C’est sans nul doute au plan pratique que on peut regretter que l’ouvrage ne soit pas plus étoffé. Ainsi, on relève peu de pages au volet de la prise en charge des agresseurs en ligne et de leurs évolutions thérapeutiques éventuelles. On peut donc regretter un nombre limité de références par rapport à la prise en charge clinique des auteurs de crime sexuel en ligne. Par ailleurs, l’ouvrage ne détaille pas des programmes spécifiques- en dehors du I-SOPT- pour la prise en charge pour ces auteurs d’infraction. Néanmoins, le chapitre six, décrit les cognitions favorables à la cyber-délinquance sexuelle. La chapitre 11 inclut une section « Intervention clinique » 11.2. p.171. Ces cognitions sont abordées comme des croyances problématiques entretenues pour les cyber-délinquants sexuels. Dans l’avenir, il paraît important de couvrir les profils psychopathologiques éventuels de ces auteurs ainsi que de leurs sous-groupes. Il paraît utile de dépasser les références classiques concernant les “tendances antisociales ou impulsives » qui constituent les principaux facteurs de risque de la majorité des délinquants, qu’ils soient sexuels ou non. En effet, plusieurs questions se posent ainsi: quelle est la prévalence de symptômes ou de troubles de la personnalité, en particulier ceux du cluster C, avec composante anxieuse ? Quelle est la prévalence des autres troubles mentaux autre celui d’abus et dépendance de substance ou encore de paraphilies? quelle est enfin la comorbidité entre troubles de la personnalité et troubles mentaux ?

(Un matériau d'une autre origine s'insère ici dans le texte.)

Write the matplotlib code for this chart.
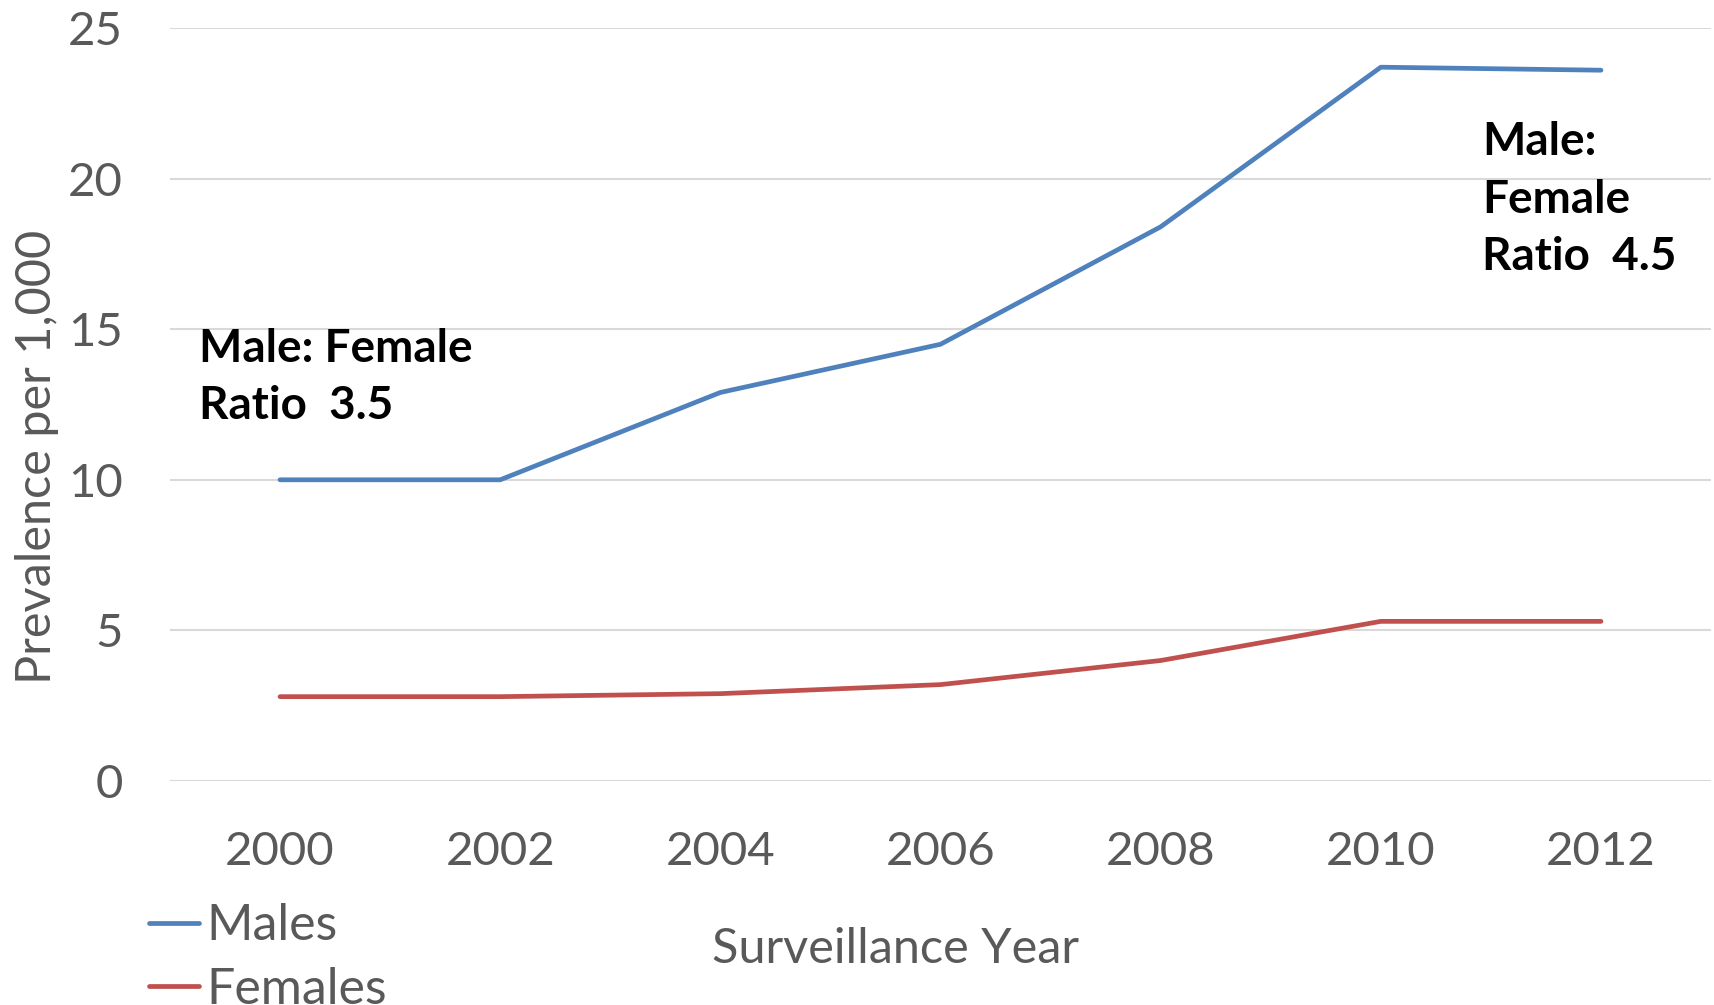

L’ouvrage aborde aussi les aspects évaluatifs et notamment les instruments d’évaluation du risque chez ces auteurs. Les instruments cités n’ont pas au départ été conçus directement pour prédire la récidive chez les délinquants en ligne. Certes, il est à regretter, qu’à des fins pratiques, les auteurs n’aient pas encadré les items de ces instruments, tels que la CPORT (Seto & Eke, 2015), la RISK MATRIX 2000 (Thornton et al., 2003) ou encore la STATIQUE-99R de Hanson. En effet, ces derniers sont abordés au sein de paragraphes qui demeurent très succincts à la lecture. La même remarque vaut pour les instruments d’évaluation pouvant servir de mesures pré-test ou post-test telles que la Coping Using Sex Inventory (Cortoni & Marshall, 2001), ou les mesures de Congruence Émotionnelle et Cognitive des Enfants qui peuvent documenter l’évaluation thérapeutique.
Au final, l’ouvrage constitue une synthèse impressionnante dans le domaine des crimes sexuels en ligne en langue française à ce jour. Il intéressera les chercheurs en criminologie en particulier mais propose des pistes d’évaluation et des cibles concrètes de prise en charge.